Hydraulic EOATs are among the strongest of any type of tooling. Hydraulic systems have an extreme amount of power and can be used on large robotic systems to pick up heavy objects. They have the pitfall of being slower than other types of systems and require a dedicated hydraulic system complete with automatic valves and pump. Because of this, they can become expensive to design and build. In most applications, hydraulic tooling is unnecessary in all but the most heavy duty applications.


KUKA's arc welding robot with stationary torch as end of arm tool
Figure 6. KUKA’s arc welding robot holding a torch stationary at the end of its arm. Image used courtesy of KUKA


Stationary / Shape-Based Tooling 

For some applications, there is no need to add moving parts to the tooling. For example, welding torch holders are EOATs with the goal of holding a torch stationary on the end of the robotic arm. In another example, some tooling can be made a certain shape so that when the arm rotates, it friction locks the product in place, such as large water bottle grippers that slide a collar over the neck of the bottle. Once around the neck, a rotation of the gripper causes the neck of the bottle to become locked into the EOAT where it can then be moved and released. 

This type of tooling is by far the cheapest but there are a limited number of applications that can take advantage of this simplicity. When designing a cell, however, it may be useful to not overlook the idea that mechanical complexity may not be necessary in certain applications.


Pansonic's position sensor, distance sensor, and proximity sensor
Figure 7. Panasonic’s position, distance, and proximity sensors. Image used courtesy of Panasonic


Distance and Proximity Sensors on EOATs

There are very few EOATs that can function correctly without the use of some type of sensor to send feedback to the control unit. While the placement and use of sensors is as varied as the types of EOATs they are placed on, there are some common sensors that find their way into familiar places on tooling. For instance, pneumatic cylinders often have position reed sensors which are capable of relaying the status of the cylinder to the control unit, generally whether it is open or closed. This can be useful for pick confirmation, or to send error codes in the case of a malfunction.  

Proximity sensors located near the product grip location are another common type of sensor used. They can either be on or off sensors or distance sensors.
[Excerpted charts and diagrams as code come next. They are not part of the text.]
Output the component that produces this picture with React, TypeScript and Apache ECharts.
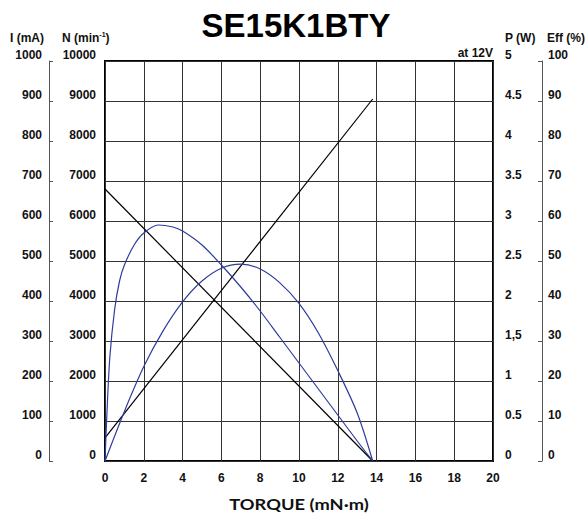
import React, { useEffect, useRef } from "react";
import * as echarts from "echarts";

const torqueTicks = ["0", "2", "4", "6", "8", "10", "12", "14", "16", "18", "20"];
const currentTicks = ["0", "100", "200", "300", "400", "500", "600", "700", "800", "900", "1000"];
const speedTicks = ["0", "1000", "2000", "3000", "4000", "5000", "6000", "7000", "8000", "9000", "10000"];
const powerTicks = ["0", "0.5", "1", "1,5", "2", "2.5", "3", "3.5", "4", "4.5", "5"];
const effTicks = ["0", "10", "20", "30", "40", "50", "60", "70", "80", "90", "100"];

// Straight lines (torque mN·m)
const speedTorque = [0, 13.8];
const speedValues = [6800, 0];
const currentTorque = [0, 13.8];
const currentValues = [58, 905];

// Curves
const effTorque = [0, 0.1, 0.25, 0.5, 0.75, 1, 1.5, 2, 2.75, 3.5, 4, 5, 6, 7, 8, 9, 10, 11, 12, 13, 13.8];
const effValues = [0, 12, 26, 38, 45, 49, 54, 57, 59, 58.5, 57.5, 54, 49, 43.5, 37.5, 31, 24.5, 18, 11.5, 5, 0];
const powerTorque = [0, 1, 2, 3, 4, 5, 6, 7, 8, 9, 10, 11, 12, 13, 13.8];
const powerValues = [0, 0.62, 1.18, 1.63, 1.99, 2.25, 2.41, 2.46, 2.4, 2.23, 1.97, 1.6, 1.13, 0.6, 0];

const FONT = "'Liberation Sans', Arial, Helvetica, sans-serif";
const BLUE = "#2e3c9c";

function zip(xs: number[], ys: number[]) {
  return xs.map((x, i) => [x, ys[i]]);
}

function tickFmt(ticks: string[], max: number) {
  return (v: number) => {
    const idx = Math.round((v / max) * (ticks.length - 1));
    return ticks[idx] ?? "";
  };
}

const labelBase = {
  fontFamily: FONT,
  fontWeight: "bold" as const,
  fontSize: 12,
  color: "#111",
};

export default function App() {
  const ref = useRef<HTMLDivElement>(null);
  useEffect(() => {
    if (!ref.current) return;
    const chart = echarts.init(ref.current, undefined, { renderer: "svg" });
    chart.setOption({
      animation: false,
      backgroundColor: "#fff",
      grid: {
        left: 105,
        right: 94,
        top: 61,
        bottom: 54,
        show: true,
        borderColor: "#000",
        borderWidth: 2,
        backgroundColor: "transparent",
      },
      xAxis: {
        type: "value",
        min: 0,
        max: 20,
        interval: 2,
        axisLine: { show: false },
        axisTick: { show: false },
        splitLine: { show: true, lineStyle: { color: "#333", width: 1 } },
        axisLabel: { ...labelBase, margin: 11, formatter: tickFmt(torqueTicks, 20) },
      },
      yAxis: [
        {
          type: "value",
          position: "left",
          offset: 56,
          min: 0,
          max: 1000,
          interval: 100,
          axisLine: { show: true, onZero: false, lineStyle: { color: "#555", width: 1 } },
          axisTick: { show: true, inside: true, length: 4, lineStyle: { color: "#555" } },
          splitLine: { show: false },
          axisLabel: { ...labelBase, margin: 7, verticalAlign: "bottom", formatter: tickFmt(currentTicks, 1000) },
        },
        {
          type: "value",
          position: "left",
          offset: 0,
          min: 0,
          max: 10000,
          interval: 1000,
          axisLine: { show: false },
          axisTick: { show: false },
          splitLine: { show: true, lineStyle: { color: "#333", width: 1 } },
          axisLabel: { ...labelBase, margin: 9, verticalAlign: "bottom", formatter: tickFmt(speedTicks, 10000) },
        },
        {
          type: "value",
          position: "right",
          offset: 0,
          min: 0,
          max: 5,
          interval: 0.5,
          axisLine: { show: false },
          axisTick: { show: false },
          splitLine: { show: false },
          axisLabel: { ...labelBase, margin: 12, verticalAlign: "bottom", formatter: tickFmt(powerTicks, 5) },
        },
        {
          type: "value",
          position: "right",
          offset: 49,
          min: 0,
          max: 100,
          interval: 10,
          axisLine: { show: true, onZero: false, lineStyle: { color: "#555", width: 1 } },
          axisTick: { show: true, inside: true, length: 4, lineStyle: { color: "#555" } },
          splitLine: { show: false },
          axisLabel: { ...labelBase, margin: 6, verticalAlign: "bottom", formatter: tickFmt(effTicks, 100) },
        },
      ],
      series: [
        {
          name: "N",
          type: "line",
          yAxisIndex: 1,
          data: zip(speedTorque, speedValues),
          symbol: "none",
          lineStyle: { color: "#000", width: 1.2 },
        },
        {
          name: "I",
          type: "line",
          yAxisIndex: 0,
          data: zip(currentTorque, currentValues),
          symbol: "none",
          lineStyle: { color: "#000", width: 1.2 },
        },
        {
          name: "Eff",
          type: "line",
          yAxisIndex: 3,
          data: zip(effTorque, effValues),
          symbol: "none",
          smooth: 0.3,
          lineStyle: { color: BLUE, width: 1.2 },
        },
        {
          name: "P",
          type: "line",
          yAxisIndex: 2,
          data: zip(powerTorque, powerValues),
          symbol: "none",
          smooth: 0.3,
          lineStyle: { color: BLUE, width: 1.2 },
        },
      ],
      graphic: [
        {
          type: "text",
          x: 296,
          y: 25,
          style: {
            text: "SE15K1BTY",
            font: `bold 33px ${FONT}`,
            fill: "#000",
            align: "center",
            verticalAlign: "middle",
          },
        },
        {
          type: "text",
          x: 27,
          y: 38,
          style: { text: "I (mA)", font: `bold 12px ${FONT}`, fill: "#111", align: "center", verticalAlign: "middle" },
        },
        {
          type: "text",
          x: 62,
          y: 38,
          style: {
            text: "{a|N (min}{s|-1}{a|)}",
            align: "left",
            verticalAlign: "middle",
            rich: {
              a: { font: `bold 12px ${FONT}`, fill: "#111", lineHeight: 14, verticalAlign: "middle" },
              s: { font: `bold 7px ${FONT}`, fill: "#111", lineHeight: 14, verticalAlign: "top" },
            },
          },
        },
        {
          type: "text",
          x: 505,
          y: 38,
          style: { text: "P (W)", font: `bold 12px ${FONT}`, fill: "#111", align: "left", verticalAlign: "middle" },
        },
        {
          type: "text",
          x: 547,
          y: 38,
          style: { text: "Eff (%)", font: `bold 12px ${FONT}`, fill: "#111", align: "left", verticalAlign: "middle" },
        },
        {
          type: "text",
          x: 493,
          y: 53,
          style: { text: "at 12V", font: `bold 12px ${FONT}`, fill: "#111", align: "right", verticalAlign: "middle" },
        },
        {
          type: "text",
          x: 299,
          y: 504,
          scaleX: 1.22,
          style: {
            text: "TORQUE (mN·m)",
            font: `bold 15px Lato, 'Open Sans', sans-serif`,
            fill: "#111",
            align: "center",
            verticalAlign: "middle",
          },
        },
      ],
    });
    return () => chart.dispose();
  }, []);
  return (
    <div
      ref={ref}
      style={{ position: "fixed", left: 0, top: 0, width: 587, height: 515, background: "#fff" }}
    />
  );
}
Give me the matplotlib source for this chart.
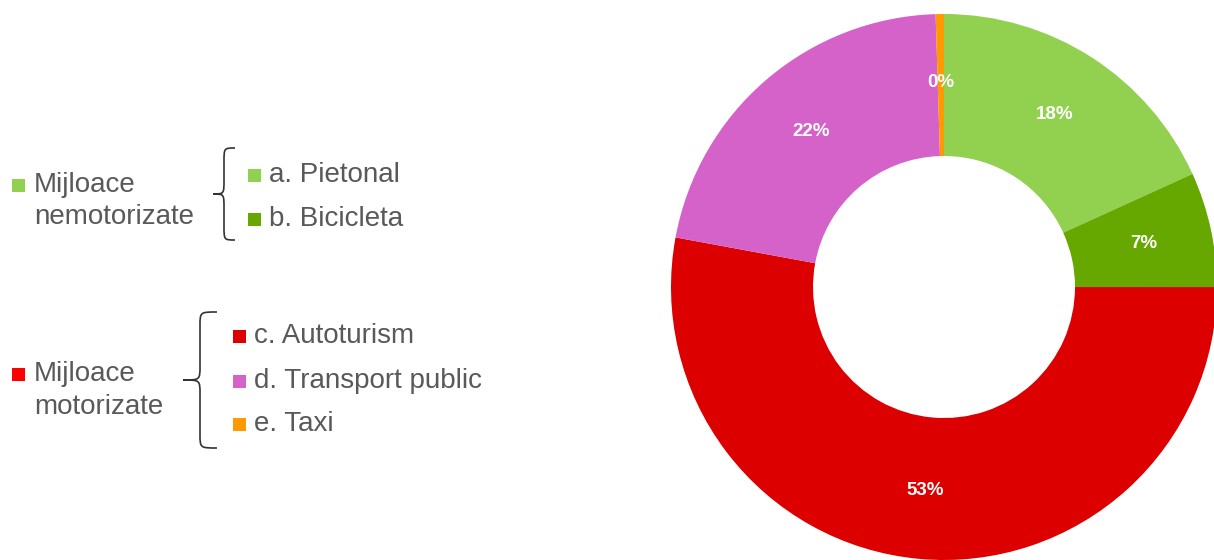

Distance sensors are useful in determining how close the EOAT is to the product of its intended location. 

Lastly, vacuum or pressure sensors can be used to detect the change in vacuum for the system to determine whether the product has been properly picked up and held during transit. Pressure sensors can also detect when a gripper firmly closes around the workpiece, even if the cylinder does not always reach a specific position. This is very useful for picking and placing objects of varying sizes.


EOAT connect robot to their outside world
Figure 8. EOATs are necessary to connect a robot to its ‘outside world.’ Image used courtesy of KUKA


EOAT Possibilities

EoATs are an important choice when considering the addition of an industrial or collaborative robotic arm to any plant process. They give life to the arm and connect it to the job it is supposed to be completing, whether it is powered by pneumatics, hydraulics, or another power source.